The Americans may not have made a ton of friends in Brazil, given their dust-ups with the law, and all that parading around with an index finger either raised in victory or pointed at other teams’ athletes for being dopers, while Team USA itself had 11 members who had previously tested positive for banned substances.
The medal races became an absolute blowout though-even more than The Wall Street Journal predicted. The US won more medals (121) than it has at any Summer Games except 1984, when many of the Soviet countries boycotted.
The Journal got a few things right, or nearly right, in its predictions.
We said the US would win both the overall and gold medal races and that it wouldn’t be very close, largely because US women would be so exceptional. They were. American women out-medaled the men 61-55 and out-golded them 27-18. Another five medals, including one gold, came in mixed competitions.
We had the US winning 42 gold medals. They won 46. We got the order of the top five countries in the overall medal count correct. Predicting Russia was a massive puzzle, since the makeup of their team kept changing. In the end we settled on 16 gold medals and 51 overall.

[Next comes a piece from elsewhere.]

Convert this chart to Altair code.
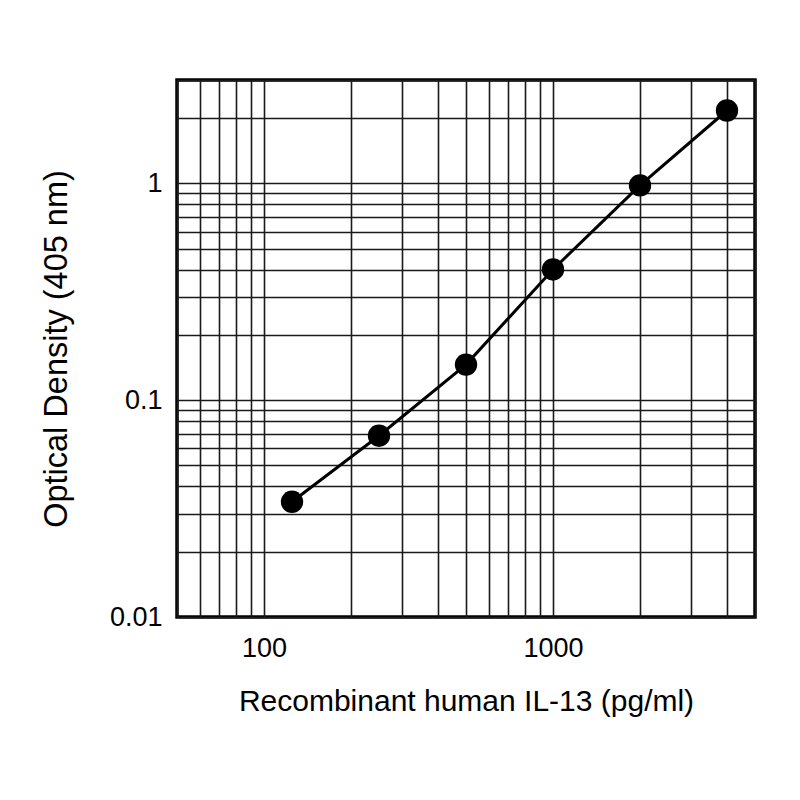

The Russians will leave Rio with 19 gold medals and 56 overall. We had the French winning 12 and 43; they won 10 and 42.
That said there were a few big miscalculations. We expected Great Britain to fall back to earth after its triumphant showing at home in London in 2012, where Team GB won 29 gold medals and 65 overall, beating out the Russians in the gold medal count. (That is the count the rest of the world cares most about.)